Lehigh News Article

Menu
Dexter Baker '50, '57G receives lifetime achievement award
Dexter Baker advised Lehigh’s MBA students to pick small companies over large when they chart their futures.

Editor’s note: Dexter Baker passed away on Nov. 1, less than two weeks after receiving the lifetime achievement award from the CBE.

In a nod to the past, present and future of Lehigh’s MBA program, the College of Business and Economics (CBE) gave Dexter Baker a lifetime achievement award at MBA Day last weekend.

“If you dream big dreams, they’re more likely to happen than if you don’t dream at all,” Baker told an audience of students and alumni after he accepted the CBE’s inaugural award.

Baker, who earned a B.S. in mechanical engineering from Lehigh in 1950, advised students to eschew large corporations and to instead help small, burgeoning companies grow—like he himself did many years ago for gas and chemical supplier Air Products.

As a newly hired engineer at Air Products and part-time Lehigh MBA student in the 1950s, Baker was urged by one of his professors to write his thesis on his own company. He described an international presence for Air Products and was then given the task of expanding the company’s global operations.

Baker completed his MBA in 1957 and retired from Air Products in 1992 as CEO and chairman of the board. Today, 70 percent of the company’s $16 billion in profits comes from overseas.
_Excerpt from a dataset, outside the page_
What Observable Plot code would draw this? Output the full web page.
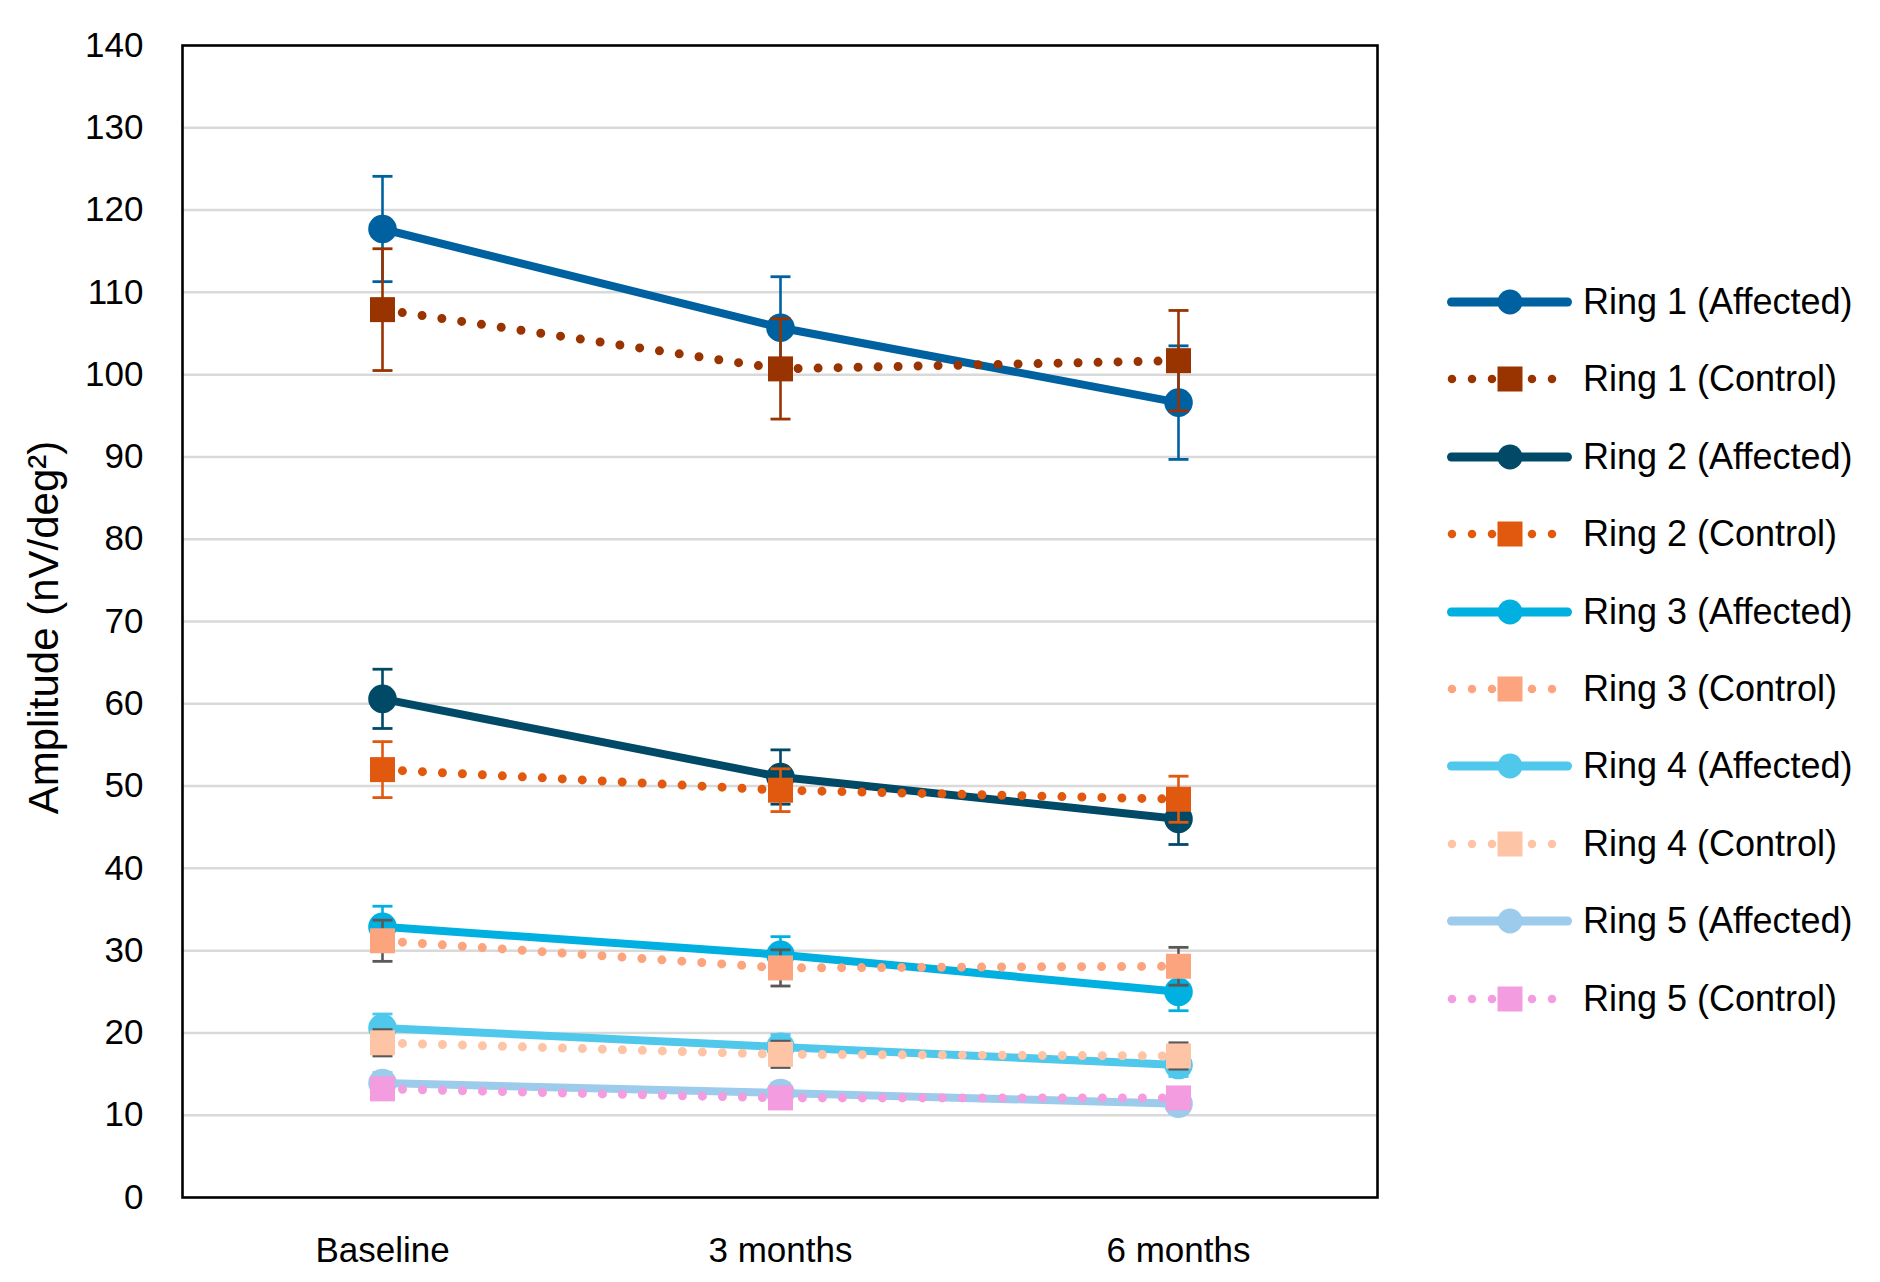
<!DOCTYPE html>
<html>
<head>
<meta charset="utf-8">
<script src="https://cdn.jsdelivr.net/npm/d3@7"></script>
<script src="https://cdn.jsdelivr.net/npm/@observablehq/plot@0.6"></script>
<style>
  html, body { margin: 0; padding: 0; background: #fff; }
  #wrap { position: relative; width: 1880px; height: 1282px; background: #fff; font-family: "Liberation Sans", Arial, sans-serif; }
  #legend { position: absolute; left: 1440px; top: 0; }
  .lrow { position: absolute; left: 0; height: 50px; display: flex; align-items: center; white-space: nowrap; }
  .lrow span { font-size: 36px; color: #000; margin-left: 3px; }
</style>
</head>
<body>
<div id="wrap"><div id="legend"></div></div>
<script>
// ---------- data ----------
const categories = ["Baseline", "3 months", "6 months"];
const yTicks = [0, 10, 20, 30, 40, 50, 60, 70, 80, 90, 100, 110, 120, 130, 140];
const seriesNames = [
  "Ring 1 (Affected)", "Ring 1 (Control)", "Ring 2 (Affected)", "Ring 2 (Control)",
  "Ring 3 (Affected)", "Ring 3 (Control)", "Ring 4 (Affected)", "Ring 4 (Control)",
  "Ring 5 (Affected)", "Ring 5 (Control)"
];
const ring1Affected = [117.7, 105.7, 96.6];
const ring1AffectedErr = [6.4, 6.2, 6.9];
const ring1Control = [107.9, 100.7, 101.7];
const ring1ControlErr = [7.4, 6.1, 6.1];
const ring2Affected = [60.6, 51.1, 46.0];
const ring2AffectedErr = [3.6, 3.3, 3.1];
const ring2Control = [52.0, 49.5, 48.4];
const ring2ControlErr = [3.4, 2.6, 2.8];
const ring3Affected = [32.9, 29.5, 25.0];
const ring3AffectedErr = [2.5, 2.2, 2.3];
const ring3Control = [31.2, 27.9, 28.1];
const ring3ControlErr = [2.5, 2.2, 2.3];
const ring4Affected = [20.6, 18.3, 16.1];
const ring4AffectedErr = [1.7, 1.5, 1.4];
const ring4Control = [18.8, 17.4, 17.2];
const ring4ControlErr = [1.6, 1.6, 1.6];
const ring5Affected = [13.9, 12.7, 11.4];
const ring5AffectedErr = [1.3, 1.2, 1.2];
const ring5Control = [13.2, 12.1, 12.1];
const ring5ControlErr = [1.1, 1.1, 1.1];

const seriesValues = [ring1Affected, ring1Control, ring2Affected, ring2Control, ring3Affected,
  ring3Control, ring4Affected, ring4Control, ring5Affected, ring5Control];
const seriesErrors = [ring1AffectedErr, ring1ControlErr, ring2AffectedErr, ring2ControlErr, ring3AffectedErr,
  ring3ControlErr, ring4AffectedErr, ring4ControlErr, ring5AffectedErr, ring5ControlErr];

// ---------- styles ----------
const seriesColors = ["#0061A0", "#993300", "#004A68", "#E0590F", "#00B0E0",
  "#FBA47D", "#4FC8EC", "#FDC4A6", "#9CCBEB", "#F39CDF"];
const errorColors = ["#0061A0", "#993300", "#004A68", "#E0590F", "#00B0E0",
  "#595959", "#4FC8EC", "#595959", "#9CCBEB", "#6E5A6E"];
const isControl = seriesNames.map(n => n.includes("Control"));

const capSymbol = {
  draw(ctx) { ctx.moveTo(-10, 0); ctx.lineTo(10, 0); }
};

// ---------- marks ----------
const marks = [];
marks.push(Plot.ruleY(yTicks.filter(v => v > 0 && v < 140), {stroke: "#D9D9D9", strokeWidth: 2.5}));

seriesNames.forEach((name, s) => {
  const rows = categories.map((c, i) => ({
    series: name, cat: c, value: seriesValues[s][i], err: seriesErrors[s][i]
  }));
  const col = seriesColors[s];
  const ecol = errorColors[s];
  // error bars
  marks.push(Plot.ruleX(rows, {x: "cat", y1: d => d.value - d.err, y2: d => d.value + d.err, stroke: ecol, strokeWidth: 2.6}));
  marks.push(Plot.dot(rows, {x: "cat", y: d => d.value + d.err, symbol: capSymbol, r: 5, fill: "none", stroke: ecol, strokeWidth: 2.8}));
  marks.push(Plot.dot(rows, {x: "cat", y: d => d.value - d.err, symbol: capSymbol, r: 5, fill: "none", stroke: ecol, strokeWidth: 2.8}));
  // line
  if (isControl[s]) {
    marks.push(Plot.line(rows, {x: "cat", y: "value", stroke: col, strokeWidth: 9,
      strokeDasharray: "0 20", strokeLinecap: "round"}));
    marks.push(Plot.dot(rows, {x: "cat", y: "value", symbol: "square", r: 14.1, fill: col, stroke: "none"}));
  } else {
    marks.push(Plot.line(rows, {x: "cat", y: "value", stroke: col, strokeWidth: 8, strokeLinecap: "butt"}));
    marks.push(Plot.dot(rows, {x: "cat", y: "value", symbol: "circle", r: 14.3, fill: col, stroke: "none"}));
  }
});

marks.push(Plot.frame({stroke: "#000", strokeWidth: 2.6}));
marks.push(Plot.axisX({tickSize: 0, tickPadding: 40, fontSize: 35, label: null}));
marks.push(Plot.axisY({ticks: yTicks, tickSize: 0, tickPadding: 39, fontSize: 35, label: null}));
marks.push(Plot.text(["Amplitude (nV/deg\u00B2)"], {
  frameAnchor: "left", textAnchor: "middle", dx: -138, dy: 6, rotate: -90, fontSize: 42, text: d => d, fill: "#000"
}));

const chart = Plot.plot({
  width: 1880, height: 1282,
  marginLeft: 182, marginRight: 503, marginTop: 45, marginBottom: 85,
  style: {fontFamily: "'Liberation Sans', Arial, sans-serif", color: "#000", background: "#fff", overflow: "visible"},
  x: {type: "point", domain: categories, padding: 0.5},
  y: {domain: [0, 140]},
  marks
});
document.getElementById("wrap").prepend(chart);

// ---------- legend ----------
const legend = d3.select("#legend");
seriesNames.forEach((name, s) => {
  const row = legend.append("div").attr("class", "lrow").style("top", (302 + s * 77.4 - 25) + "px");
  const svg = row.append("svg").attr("width", 140).attr("height", 50);
  const col = seriesColors[s];
  if (isControl[s]) {
    svg.append("line").attr("x1", 12).attr("x2", 113).attr("y1", 25).attr("y2", 25)
      .attr("stroke", col).attr("stroke-width", 8.5).attr("stroke-dasharray", "0 20").attr("stroke-linecap", "round");
    svg.append("rect").attr("x", 70 - 12.5).attr("y", 25 - 12.5).attr("width", 25).attr("height", 25).attr("fill", col);
  } else {
    svg.append("line").attr("x1", 11.5).attr("x2", 127.5).attr("y1", 25).attr("y2", 25)
      .attr("stroke", col).attr("stroke-width", 9).attr("stroke-linecap", "round");
    svg.append("circle").attr("cx", 70).attr("cy", 25).attr("r", 12.5).attr("fill", col);
  }
  row.append("span").text(name);
});
</script>
</body>
</html>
His contributions to the CBE include encouraging a culture of innovation on campus by establishing the Dexter F. Baker Institute for Entrepreneurship, Creativity and Innovation.

With his wife Dorothy, Baker also co-chaired the $33 million capital campaign for the Zoellner Arts Center in the 1990s and made a generous contribution to name Baker Hall.

The impact of politics on business

Also at MBA Day, a panel of executives discussed the potential impact of the 2012 presidential election on their specific industries.

Panelists included Tim Denning, senior director of civil government solutions at L-3 STRATIS; Laurence Karper, vice chair of the department of psychiatry at Lehigh Valley Health Network; Mike Purewal, vice president and senior quantitative financial analyst at Bank of America; and Susan Yee ’82, CEO of Active Data Exchange.

Students said they appreciated the opportunity to hear from business leaders on the economy, healthcare reform, foreign policy, global competitiveness and other topics.

“The dialogue was very candid, which led to an interesting exchange of ideas,” said Jeff Davis, a Nanovic Scholar in the MBA program. “Based on their diverse industries, the panelists were able to present issues from different perspectives, and the conversation truly highlighted the complexity of the decisions facing this country.”

Students also said that events like MBA Day, where they can interact with alumni and business leaders, are critical to their success.

“It connects our current efforts in the program with the impact we can have on the world after we leave Lehigh,” said Jen Giordano, who is also a Nanovic Scholar.

Rewarding success

The CBE also presented the following inaugural awards at MBA Day:

• Lehigh MBA Young Alumni Award: Anthony Durante ’09G, economic development specialist at AEDC
• Lehigh MBA Entrepreneurship Award: Wayne Barz ’87, ’03G, manager of entrepreneurial programs at Ben Franklin Technology PArtners
• Lehigh MBA Global Impact Award: Peter Ruggiero ’03G, executive vice president of global operations at Crayola

In accepting his award, Ruggiero advised students to find companies aligned with their values.  

“Choose a company that reflects who you are and who you want to be,” Ruggiero said. “Choose your legacy wisely so you can look back and see how you made a global impact.”